18 March – 8 April

Pace, energy and power politics ripple far beyond the world of ancient Rome in this stylish new production of Julius Caesar. In his debut season at the Royal Shakespeare Theatre, director Atri Banerjee has introduced a distinct collaborative vision of the play in which every character matters. The theme of inclusion is highlighted towards the end when the revolving structure that has served as street, homes, Senate and battlefield, is eerily transformed into a house of the dead from which the victims of assassination, grief and war gaze mournfully on the living  while the butchery continues. And the sense of impending doom is enhanced by the chorus of black clad women drawn from the local Stratford community whose eloquent watchfulness acts as a terrifying silent tribunal.

Overall, this was a disturbing evening, set in a time not unlike our own, opening with choreographed balletic and athletic movements by the company, hinting at the repetitive societal rituals to be sliced through by the blade of the Soothsayer’s prophecy. Catastrophe is further foreshadowed in the throbbing atmospheric score, performed by five musicians, three of whom stand aloft  to gaze down on the action.

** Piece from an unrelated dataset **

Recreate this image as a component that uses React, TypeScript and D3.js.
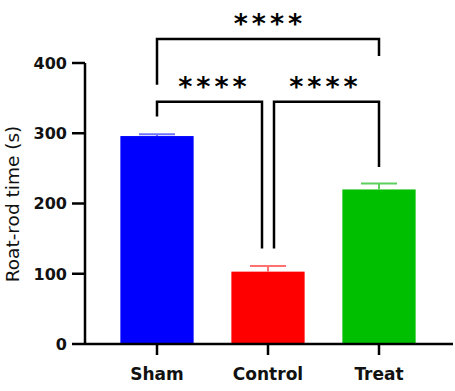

This is a play steeped in blood. But our first glimpse  of it, in Portia’s self-inflicted wound, is not scarlet but glistening black. And so it continues. Oil is the obvious inference, and the substitution of monochrome for colour brings other suggestions, the crusted edge of old injuries, daubs of paint, inscriptions, mortality itself. Black blood also allows an audience that instinctively shrinks from gore to confront the violence headlong.

But while both moving and distressing, the production is not without its problems. Theatre at its best provokes inquiry and that is undoubtedly the intention here. A programme note makes the bold claim that this play invites ‘questions of gender’. The nature of these questions is never spelled out. Clearly, Shakespeare’s Rome was a crudely patriarchal society. The two female characters, Portia and Calpurnia are defined largely through their relationships with the principal men. By casting the conspirators as women, the production may be making an obvious point about male power. Alternatively, it may just be a means to ensure parity of casting. Whatever the rationale, the real challenge lies in the inevitable rewriting of the text this involves. The play is full of references to ‘man’ and ‘men’. Yet in this reimagining, Brutus and Cassius are described throughout as ‘she’. As a result, individual lines jar, as when Cassius tells Brutus they risk being ‘womanish’. The most jarring moment of all comes in Mark Anthony’s great speech, in which Brutus is continually described as an ‘honourable man’. This feels just about credible but with the ironic conclusion  that ‘she is an honourable man’ it is hard not to be jolted from our willing suspension of disbelief.

As to the performances, each of the principals has a strong stage presence. William Robinson’s Anthony is fiercely charismatic,

 

while Kelly Gough’s Cassius has a ferocious passion that verges on mania.

 

Thalissa Teixeira is an unusual Brutus. Elegant, poised, but increasingly distraught, her transformation from reluctance to commitment, defeat to despair, shows how conspiracy and violence shatters lives.

As such, she evokes sympathy, though the rapid conversational tone of her diction meant that some of her lines are lost in elision. There has been an ongoing discussion about how the language should be delivered in the twenty first century. Should it be declaimed as blank verse, or spoken conversationally? Each method has its merits. And both require good projection. Above all else, Shakespeare needs to be heard.